Bugün Felemenkçe kursuna gittim. Aptal gibiydim, iki cümle kurup konuşamadım niyeyse. Daha hazırlıklı gitmeliyim sanırım. Yarın yeni öğrendiğim kelimeleri yazarım buralara. Derste sosyal medyaydı konu. Yine ikili diyalog kısmında saçmaladım. Yine facebookum yok deyince uzaylı gibi hissettim kendimi. Sanki marjinal olma çabasındaymışım gibi anlaşılacak diye utandım. Halbuki sadece kontrolsüzüm, başından kalkamıyorum ve göreli yoksunluk denen şeyi (sosyolojide öğrendiğim son kavramdı sanırım, başkalarının hayatlarına bakıp kendini eksik, beceriksiz, hayatını işe yaramaz hissetmek) dibine kadar yaşıyorum. Çok da büyük bi kayıp değil üstelik tanıdığım insanların hayatındaki her gelişmeyi bilmemek. Yeğenimin fotoğraflarını, videolarını falan da belli aralıklarla aile bireylerimden sipariş ediyorum. Daha ne olsun? Şekerin yokluğuna da facebook'un yokluğuna alıştığım gibi alışabilmek hedefindeyim, bakalım tutacak mı.

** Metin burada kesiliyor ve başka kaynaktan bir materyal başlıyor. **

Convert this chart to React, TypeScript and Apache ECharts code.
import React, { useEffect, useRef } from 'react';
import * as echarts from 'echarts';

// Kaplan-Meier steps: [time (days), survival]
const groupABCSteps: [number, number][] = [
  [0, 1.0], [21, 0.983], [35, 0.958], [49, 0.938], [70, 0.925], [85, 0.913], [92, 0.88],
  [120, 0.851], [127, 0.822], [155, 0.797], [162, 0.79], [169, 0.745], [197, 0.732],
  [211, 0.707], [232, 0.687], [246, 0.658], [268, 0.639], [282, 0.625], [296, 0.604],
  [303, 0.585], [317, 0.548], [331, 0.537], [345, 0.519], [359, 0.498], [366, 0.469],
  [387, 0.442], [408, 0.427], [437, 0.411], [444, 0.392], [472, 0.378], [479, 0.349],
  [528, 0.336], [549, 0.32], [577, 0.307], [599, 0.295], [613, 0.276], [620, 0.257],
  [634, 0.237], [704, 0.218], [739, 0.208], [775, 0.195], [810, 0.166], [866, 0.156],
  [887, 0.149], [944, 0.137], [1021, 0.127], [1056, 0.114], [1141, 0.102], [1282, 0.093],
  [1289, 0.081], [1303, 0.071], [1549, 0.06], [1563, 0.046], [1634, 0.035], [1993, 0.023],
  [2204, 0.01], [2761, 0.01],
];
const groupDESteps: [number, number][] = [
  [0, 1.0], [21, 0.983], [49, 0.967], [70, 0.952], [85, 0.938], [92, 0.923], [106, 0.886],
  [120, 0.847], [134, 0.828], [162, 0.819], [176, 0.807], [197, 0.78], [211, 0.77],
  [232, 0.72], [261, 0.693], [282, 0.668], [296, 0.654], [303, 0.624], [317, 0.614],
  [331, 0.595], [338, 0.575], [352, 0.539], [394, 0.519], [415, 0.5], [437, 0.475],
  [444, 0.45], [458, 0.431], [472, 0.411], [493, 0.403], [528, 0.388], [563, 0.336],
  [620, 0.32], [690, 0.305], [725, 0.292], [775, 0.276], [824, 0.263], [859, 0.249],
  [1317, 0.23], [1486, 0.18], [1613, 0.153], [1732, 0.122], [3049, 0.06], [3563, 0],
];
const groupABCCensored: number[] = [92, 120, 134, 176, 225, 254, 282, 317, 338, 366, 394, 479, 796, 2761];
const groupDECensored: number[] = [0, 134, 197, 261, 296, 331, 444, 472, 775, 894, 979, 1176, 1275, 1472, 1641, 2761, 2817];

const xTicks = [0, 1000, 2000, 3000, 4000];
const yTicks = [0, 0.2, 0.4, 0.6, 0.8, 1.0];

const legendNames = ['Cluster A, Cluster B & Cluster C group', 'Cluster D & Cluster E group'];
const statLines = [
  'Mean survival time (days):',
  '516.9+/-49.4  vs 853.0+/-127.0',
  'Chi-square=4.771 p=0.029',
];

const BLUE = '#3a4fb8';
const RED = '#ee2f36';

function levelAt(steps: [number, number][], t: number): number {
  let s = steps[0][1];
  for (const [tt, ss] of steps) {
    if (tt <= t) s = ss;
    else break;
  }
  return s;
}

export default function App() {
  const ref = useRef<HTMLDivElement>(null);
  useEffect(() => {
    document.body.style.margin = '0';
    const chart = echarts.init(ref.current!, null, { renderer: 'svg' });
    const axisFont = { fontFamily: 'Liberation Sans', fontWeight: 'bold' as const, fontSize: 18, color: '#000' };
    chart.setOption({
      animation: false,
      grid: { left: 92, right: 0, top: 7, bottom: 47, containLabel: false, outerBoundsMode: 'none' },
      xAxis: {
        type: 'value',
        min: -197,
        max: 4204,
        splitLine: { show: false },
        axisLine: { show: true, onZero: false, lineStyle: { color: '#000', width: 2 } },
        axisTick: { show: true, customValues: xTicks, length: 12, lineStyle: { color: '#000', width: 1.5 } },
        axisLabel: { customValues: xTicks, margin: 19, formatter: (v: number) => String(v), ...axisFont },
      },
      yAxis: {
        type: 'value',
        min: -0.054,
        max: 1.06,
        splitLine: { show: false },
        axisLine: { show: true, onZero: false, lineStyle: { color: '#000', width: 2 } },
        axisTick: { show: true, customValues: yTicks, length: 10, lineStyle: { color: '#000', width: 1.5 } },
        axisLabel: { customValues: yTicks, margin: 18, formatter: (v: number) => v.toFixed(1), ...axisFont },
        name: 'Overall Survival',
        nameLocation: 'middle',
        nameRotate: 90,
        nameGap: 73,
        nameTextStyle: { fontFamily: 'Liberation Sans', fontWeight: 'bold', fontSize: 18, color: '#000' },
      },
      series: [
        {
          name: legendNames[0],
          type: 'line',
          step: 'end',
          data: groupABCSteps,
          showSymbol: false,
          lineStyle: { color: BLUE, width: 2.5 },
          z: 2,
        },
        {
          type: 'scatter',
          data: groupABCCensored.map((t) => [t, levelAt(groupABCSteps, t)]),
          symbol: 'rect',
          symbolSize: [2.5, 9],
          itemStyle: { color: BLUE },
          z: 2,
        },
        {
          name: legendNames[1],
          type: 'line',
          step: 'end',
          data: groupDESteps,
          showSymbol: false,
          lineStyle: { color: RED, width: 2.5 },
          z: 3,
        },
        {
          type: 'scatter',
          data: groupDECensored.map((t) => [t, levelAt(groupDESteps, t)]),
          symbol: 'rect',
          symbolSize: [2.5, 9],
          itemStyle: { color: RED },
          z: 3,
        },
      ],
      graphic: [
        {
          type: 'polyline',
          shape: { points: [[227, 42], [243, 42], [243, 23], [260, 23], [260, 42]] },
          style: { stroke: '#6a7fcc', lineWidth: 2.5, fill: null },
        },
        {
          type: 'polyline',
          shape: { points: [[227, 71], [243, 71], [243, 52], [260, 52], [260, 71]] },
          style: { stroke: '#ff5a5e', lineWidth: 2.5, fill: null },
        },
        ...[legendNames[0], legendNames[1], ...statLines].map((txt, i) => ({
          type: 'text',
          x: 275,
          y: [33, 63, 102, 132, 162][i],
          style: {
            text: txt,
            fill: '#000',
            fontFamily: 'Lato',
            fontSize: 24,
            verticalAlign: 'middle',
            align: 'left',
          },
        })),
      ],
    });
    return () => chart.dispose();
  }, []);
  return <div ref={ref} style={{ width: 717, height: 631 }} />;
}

Yeleğim bitti bitecek ama hep imkansızlıklardan bitemiyor. Bu sefer de siyah ip bitti. Üşenmesem de gidip alsam.

Den Haag'la ilgili Vredespaleis yazısının son rötuşlarını atıp kitap okuyacağım şimdi. Sait Faik mi olur (yenisine başladım evet), Dünyanın Sefaleti mi olur, Damla Damla Günler mi olur bilmiyorum. Nutuk'u bırakmaya karar verdim çünkü bi arkadaşım Türkiye'ye gidecekmiş yakın zamanda, O'na sipariş edip baştan başlayacağım.

Bugün şeker orucumda bi günah işledim. Tahin pekmez yedim. Pekmez ev yapımı olduğu için şekersiz olduğunu umuyorum ama olmayabilir de, köylü milletine güvenilmez. Son günlerde canım sık sık tatlı istiyor ve bi türlü doymuyorum. Sıkıntı çok.

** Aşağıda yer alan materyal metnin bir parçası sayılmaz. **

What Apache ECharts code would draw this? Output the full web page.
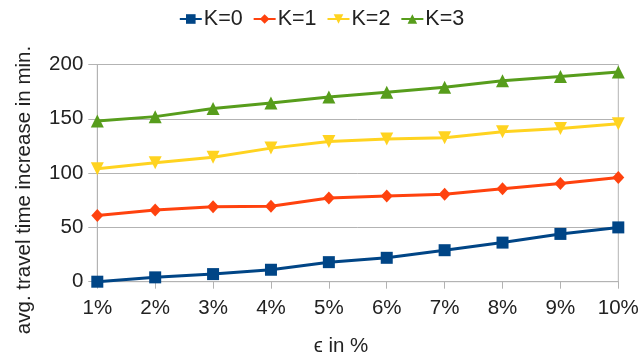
<!DOCTYPE html>
<html>
<head>
<meta charset="utf-8">
<script src="https://cdn.jsdelivr.net/npm/echarts@6/dist/echarts.min.js"></script>
<style>
  html, body { margin: 0; padding: 0; background: #fff; }
  #chart { width: 643px; height: 355px; }
</style>
</head>
<body>
<div id="chart"></div>
<script>
// Average travel time increase per epsilon setting, one series per K
const categories = ['1%', '2%', '3%', '4%', '5%', '6%', '7%', '8%', '9%', '10%'];
const seriesNames = ['K=0', 'K=1', 'K=2', 'K=3'];
const k0 = [0, 4, 7, 11, 18, 22, 29, 36, 44, 50];
const k1 = [61, 66, 69, 69.5, 77, 79, 80.5, 85.5, 90.5, 96];
const k2 = [104, 109.5, 114.5, 123, 129, 131.5, 132.5, 138, 141, 145.5];
const k3 = [148, 152, 159.5, 164.5, 170, 174.5, 179, 185, 189, 193];
const yTicks = [0, 50, 100, 150, 200];

const FONT = '"Liberation Sans", Arial, sans-serif';
const TEXT = '#222';
const GRIDC = '#b3b3b3';

const colors = ['#004586', '#ff420e', '#ffd320', '#579d1c'];
const symbols = [
  { symbol: 'rect', size: 12, rotate: 0 },
  { symbol: 'diamond', size: [12, 13], rotate: 0 },
  { symbol: 'triangle', size: 13, rotate: 180 },
  { symbol: 'triangle', size: 13, rotate: 0 }
];
const values = [k0, k1, k2, k3];

const chart = echarts.init(document.getElementById('chart'), null, { renderer: 'canvas' });

chart.setOption({
  animation: false,
  color: colors,
  legend: {
    top: 3,
    left: 'center',
    itemWidth: 22,
    itemHeight: 12,
    itemGap: 10,
    textStyle: { fontFamily: FONT, fontSize: 21.5, color: TEXT, padding: [0, 0, 0, -3] },
    data: seriesNames
  },
  grid: {
    left: 97.3, right: 24.7, top: 64.5, bottom: 73.3,
    show: true, borderColor: GRIDC, borderWidth: 1, backgroundColor: 'transparent'
  },
  xAxis: {
    type: 'category',
    data: categories,
    boundaryGap: false,
    axisLine: { lineStyle: { color: GRIDC, width: 1 } },
    axisTick: { show: true, length: 7, alignWithLabel: true, lineStyle: { color: GRIDC } },
    axisLabel: { fontFamily: FONT, fontSize: 20.5, color: TEXT, margin: 16 },
    splitLine: { show: false }
  },
  yAxis: {
    type: 'value',
    min: yTicks[0],
    max: yTicks[yTicks.length - 1],
    interval: 50,
    axisLine: { show: true, lineStyle: { color: GRIDC, width: 1 } },
    axisTick: { show: true, length: 9, lineStyle: { color: GRIDC } },
    axisLabel: { fontFamily: FONT, fontSize: 20.5, color: TEXT, margin: 14 },
    splitLine: { show: true, lineStyle: { color: GRIDC, width: 1 } }
  },
  graphic: [
    {
      type: 'text',
      x: 24, y: 190,
      rotation: Math.PI / 2,
      style: {
        text: 'avg. travel time increase in min.',
        fontFamily: FONT, fontSize: 20.5, fill: TEXT,
        align: 'center', verticalAlign: 'middle'
      }
    },
    {
      type: 'text',
      x: 341, y: 346,
      style: {
        text: 'ϵ in %',
        fontFamily: FONT, fontSize: 20.5, fill: TEXT,
        align: 'center', verticalAlign: 'middle'
      }
    }
  ],
  series: seriesNames.map((name, i) => ({
    name: name,
    type: 'line',
    data: values[i],
    symbol: symbols[i].symbol,
    symbolSize: symbols[i].size,
    symbolRotate: symbols[i].rotate,
    showAllSymbol: true,
    lineStyle: { width: 3, color: colors[i] },
    itemStyle: { color: colors[i] },
    z: 2 + i
  }))
});
</script>
</body>
</html>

Keyifsizim niyeyse. Üstüne düşünesim yok, kitap okuyayım ben.

He bi de blogumun "ormanları katledip allaha küfreden..." diye aratılıp tıklandığını öğrendim az önce. Bi de "parmakların esnek olması için..." benzeri bi şeylerle bulunuyordu bi ara. Bu bloggerın istatistik kısmı çok eğlenceli olabiliyor. Ne diye böyle arattın, hangi yazımla bi bağlantısı var bu aramaların? Anlayamadım.